Showing Love Through Words
- Speak your love. Clear communication will let your partner know how much you love them. Speaking from your experience is a way of sharing yourself so that your partner can hear it. You might say, "My heart goes pitter patter when you walk into the room" or "I think about you throughout my day, and each time I do, I smile." Say whatever is true.
- Praise your spouse's talents and accomplishments. Figure out, if you haven't already, the ways in which your partner thinks they're unique or distinguished. Spend your time reinforcing those traits. If your husband fancies himself an intellectual, praise him for his smarts; if your wife fancies herself a fashionista, praise her for her style.
- Get used to talking about feelings. Don't shy away from talking about what emotions you're going through. Dialogue about the emotions your partner is having. Share even inconsequential things that happened during your day, as it will make your partner feel more intimately involved in your life.
- Speak the truth. Telling your partner the truth is a loving thing to do because it shows trust and respect.

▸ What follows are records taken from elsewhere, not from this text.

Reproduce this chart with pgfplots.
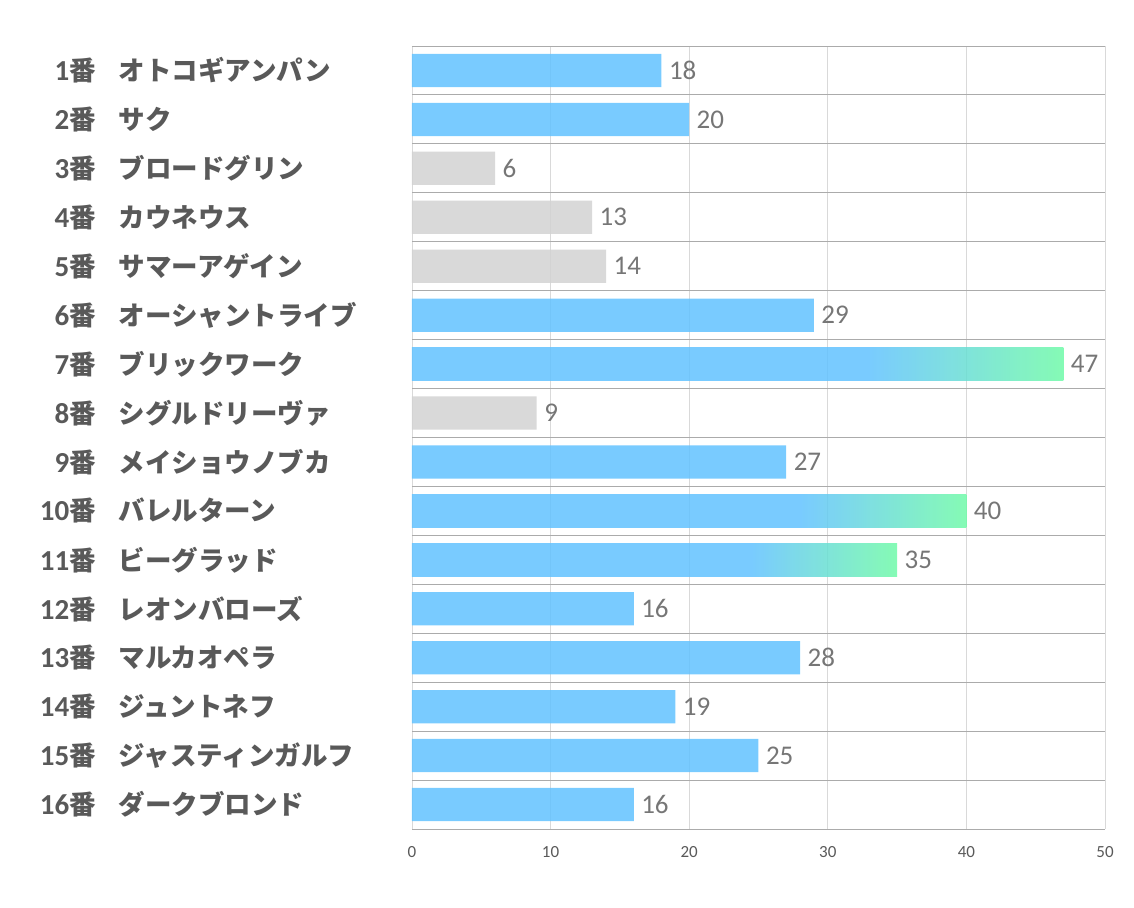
\documentclass[border=0pt]{standalone}
\usepackage{fontspec}
\setmainfont{Carlito}
\newfontfamily\jp{Noto Sans CJK JP}
\usepackage{pgfplots}
\pgfplotsset{compat=1.18}

\definecolor{barblue}{HTML}{62C2FF}
\definecolor{bargrey}{HTML}{D2D2D2}
\definecolor{bargreen}{HTML}{70FAA8}
\definecolor{labgrey}{HTML}{595959}
\definecolor{valgrey}{HTML}{767676}
\definecolor{vgrid}{HTML}{D9D9D9}
\definecolor{hgrid}{HTML}{ABABAB}

% path bbox maps to 25bp..75bp of the shading
\pgfdeclarehorizontalshading{bargrad}{100bp}{color(0bp)=(barblue); color(60bp)=(barblue); color(75bp)=(bargreen); color(100bp)=(bargreen)}

% row label: number + 番, then horse name
\newcommand{\lab}[2]{\makebox[56pt][r]{\bfseries{\fontsize{29}{30}\selectfont #1}{\jp 番}}\hspace{23pt}\makebox[261pt][l]{\jp\bfseries #2}}

\begin{document}
\begin{tikzpicture}
\path[use as bounding box] (-412pt,-78pt) rectangle (722pt,829pt);
\begin{axis}[
    at={(0,0)}, anchor=south west,
    scale only axis,
    width=693pt, height=783pt,
    xmin=0, xmax=50,
    ymin=0.5, ymax=16.5,
    y dir=reverse,
    xbar, bar width=0.68, bar shift=0pt,
    axis line style={draw=none},
    major tick length=0pt, minor tick length=0pt,
    xtick={0,10,...,50},
    xmajorgrids, grid style={vgrid, line width=0.8pt},
    ytick={1,...,16},
    minor ytick={0.5,1.5,...,16.5},
    yminorgrids, minor grid style={hgrid, line width=0.9pt},
    /pgf/number format/assume math mode=true,
    xticklabel style={font=\fontsize{17}{19}\selectfont, text=labgrey, yshift=-14pt},
    yticklabel style={font=\fontsize{26.5}{28}\selectfont, text=labgrey, inner sep=0pt, xshift=-32pt},
    yticklabels={
      \lab{1}{オトコギアンパン},
      \lab{2}{サク},
      \lab{3}{ブロードグリン},
      \lab{4}{カウネウス},
      \lab{5}{サマーアゲイン},
      \lab{6}{オーシャントライブ},
      \lab{7}{ブリックワーク},
      \lab{8}{シグルドリーヴァ},
      \lab{9}{メイショウノブカ},
      \lab{10}{バレルターン},
      \lab{11}{ビーグラッド},
      \lab{12}{レオンバローズ},
      \lab{13}{マルカオペラ},
      \lab{14}{ジュントネフ},
      \lab{15}{ジャスティンガルフ},
      \lab{16}{ダークブロンド}},
    nodes near coords,
    every node near coord/.style={font=\fontsize{27}{29}\selectfont, text=valgrey, anchor=west, xshift=4pt},
]
% blue bars
\addplot[draw=none, fill=barblue, fill opacity=0.85, text opacity=1] coordinates {
    (18,1) (20,2) (29,6) (27,9) (16,12) (28,13) (19,14) (25,15) (16,16)};
% grey bars
\addplot[draw=none, fill=bargrey, fill opacity=0.85, text opacity=1] coordinates {
    (6,3) (13,4) (14,5) (9,8)};
% gradient bars
\addplot[draw=none, shading=bargrad, fill opacity=0.85, text opacity=1] coordinates {(47,7)};
\addplot[draw=none, shading=bargrad, fill opacity=0.85, text opacity=1] coordinates {(40,10)};
\addplot[draw=none, shading=bargrad, fill opacity=0.85, text opacity=1] coordinates {(35,11)};
\end{axis}
\end{tikzpicture}
\end{document}
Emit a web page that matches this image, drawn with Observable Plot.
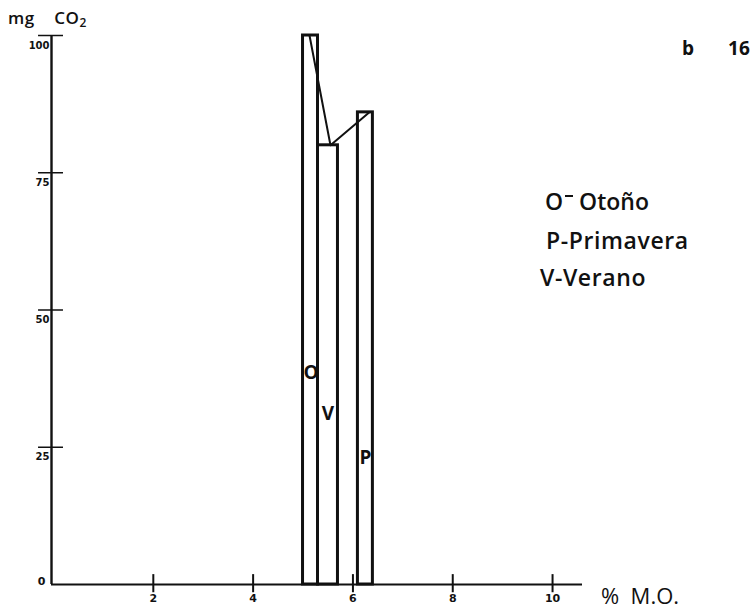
<!DOCTYPE html>
<html>
<head>
<meta charset="utf-8">
<script src="https://cdn.jsdelivr.net/npm/d3@7"></script>
<script src="https://cdn.jsdelivr.net/npm/@observablehq/plot@0.6"></script>
<style>
  html, body { margin: 0; padding: 0; background: #fff; }
  #wrap { position: relative; width: 756px; height: 615px; overflow: hidden; font-family: "Open Sans", sans-serif; color: #111; }
  .lbl { position: absolute; white-space: nowrap; line-height: 1; }
</style>
</head>
<body>
<div id="wrap">
  <div id="chart"></div>
  <div class="lbl" style="left:8px; top:9px; font-size:17px; font-weight:600; letter-spacing:0.5px;">mg&nbsp;&nbsp;&nbsp;&nbsp;CO<sub style="font-size:12px; vertical-align:-3px;">2</sub></div>
  <div class="lbl" style="left:682px; top:39px; font-size:19px; font-weight:700;">b<span style="display:inline-block; width:34px;"></span>16</div>
  <div class="lbl" style="left:545px; top:190px; font-size:23px; font-weight:600;">O<span style="display:inline-block; width:8px; height:2.5px; background:#111; vertical-align:13px; margin:0 6px 0 2px;"></span>Otoño</div>
  <div class="lbl" style="left:546px; top:229px; font-size:23px; font-weight:600; letter-spacing:0.6px;">P-Primavera</div>
  <div class="lbl" style="left:540px; top:266px; font-size:23px; font-weight:600; letter-spacing:0.6px;">V-Verano</div>
  <div class="lbl" style="left:601px; top:584px; font-size:22px; font-weight:400;">%&nbsp;&nbsp;M.O.</div>
</div>
<script>
// Data
const seasons = ["O", "V", "P"];
const xStart = [5.0, 5.3, 6.1];
const xEnd = [5.3, 5.7, 6.4];
const co2 = [100, 80, 86];
// connecting line through bar tops
const lineX = [5.13, 5.55, 6.33];
const lineY = [100, 80, 86];
// bar letter positions
const letterX = [5.16, 5.5, 6.25];
const letterY = [38.5, 31, 23];
// axes
const xTicks = [2, 4, 6, 8, 10];
const yTicks = [25, 50, 75, 100];
const yTickLabels = [25, 50, 75, 100];
const yZeroLabel = [0];
const xMax = 10.6;

const bars = seasons.map((s, i) => ({s, x1: xStart[i], x2: xEnd[i], y: co2[i]}));
const linePts = lineX.map((x, i) => ({x, y: lineY[i]}));
const letters = seasons.map((s, i) => ({s, x: letterX[i], y: letterY[i]}));

const chart = Plot.plot({
  width: 756,
  height: 615,
  marginLeft: 53,
  marginRight: 174,
  marginTop: 35,
  marginBottom: 31,
  x: {domain: [0, xMax], axis: null},
  y: {domain: [0, 100], axis: null},
  style: {background: "transparent", overflow: "visible"},
  marks: [
    Plot.rectY(bars, {x1: "x1", x2: "x2", y1: 0, y2: "y", fill: "none", stroke: "#111", strokeWidth: 3}),
    Plot.line(linePts, {x: "x", y: "y", stroke: "#111", strokeWidth: 2}),
    Plot.text(letters, {x: "x", y: "y", text: "s", fontSize: 19, fontWeight: 700, fill: "#111", fontFamily: "Open Sans"}),
    // axes lines
    Plot.ruleY([0], {x1: -0.04, x2: xMax, stroke: "#111", strokeWidth: 2.2}),
    Plot.ruleX([-0.04], {y1: 0, y2: 100, stroke: "#111", strokeWidth: 2.4}),
    // ticks crossing the axes
    Plot.ruleY(yTicks, {y: d => d, x1: -0.3, x2: 0.2, stroke: "#111", strokeWidth: 1.5}),
    Plot.ruleX(xTicks, {x: d => d, y1: -1.5, y2: 1.8, stroke: "#111", strokeWidth: 2}),
    // tick labels
    Plot.text(yTickLabels, {x: 0, y: d => d, text: d => String(d), textAnchor: "end", dx: -4, dy: 10, fontSize: 10, fontWeight: 700, fill: "#111", fontFamily: "DejaVu Sans"}),
    Plot.text(yZeroLabel, {x: 0, y: d => d, text: d => String(d), textAnchor: "end", dx: -8, dy: -3, fontSize: 11, fontWeight: 700, fill: "#111", fontFamily: "DejaVu Sans"}),
    Plot.text(xTicks, {x: d => d, y: 0, text: d => String(d), dy: 14, fontSize: 11, fontWeight: 700, fill: "#111", fontFamily: "DejaVu Sans"})
  ]
});
document.getElementById("chart").appendChild(chart);
</script>
</body>
</html>
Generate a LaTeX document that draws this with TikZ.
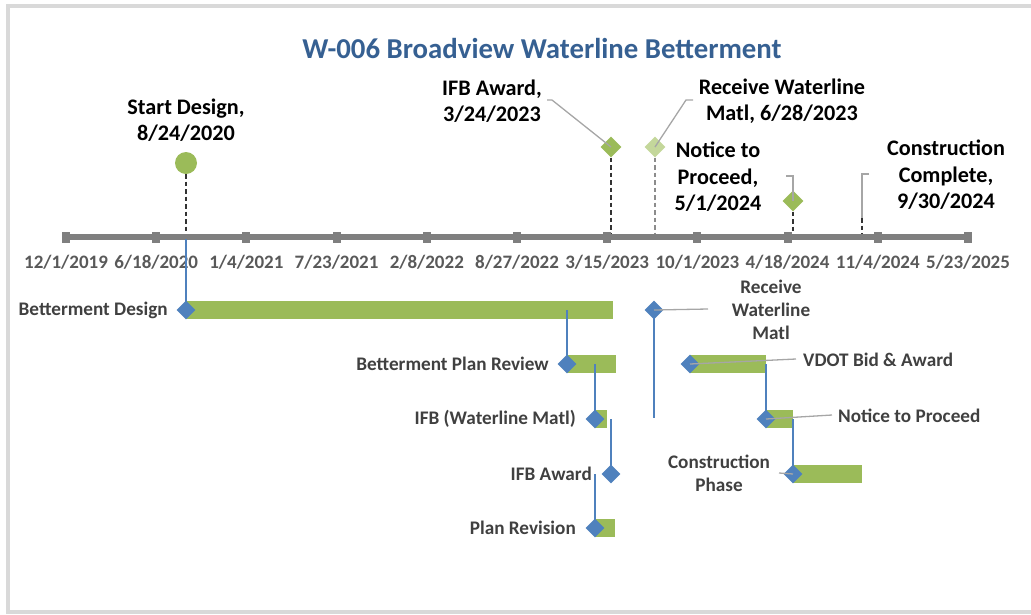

The truth doesn't have to be positive to be meaningful. It just needs to be true. Show your spouse unconditional love, but not unconditional acceptance. Always be willing to accept correction from your spouse too.
- Don't raise your voice, used loaded words, or generalize using words like "always" and "constantly." These can make the truth sting more than it needs to.
- Don't be caught up into the cultural notion that to love is to never seek to help someone better himself or herself. Trust that your significant other actually wants you to tell them the truth.
- Use gracious words to point out your spouse's weaknesses and offer constructive suggestions on how to improve these things. If your spouse is especially sensitive, balance out criticism with praise.
- Find out your partner's preferred "Love Language." Do they know you love them when you speak words of love? Or maybe they feel loved by your acts of service? Some people feel loved by receiving little gifts, and others by loving touches. Real love is not based on your preference but your partner's.
- Things that men might consider about women: A little physical affection goes a long way. Guys don't often show physical affection, and sometimes a little gesture like a kiss on the neck or a spontaneous embrace is just what she needs. Don't think of it as reassurance; think of it as reaching out.
- Things that women might consider about men: Men sometimes think of physical affection as unnecessary or even clingy. That's not to say that you can't show your love; just be aware that to him it's not as important. Give your spouse time to voice his emotions, and don't punish him if he can't.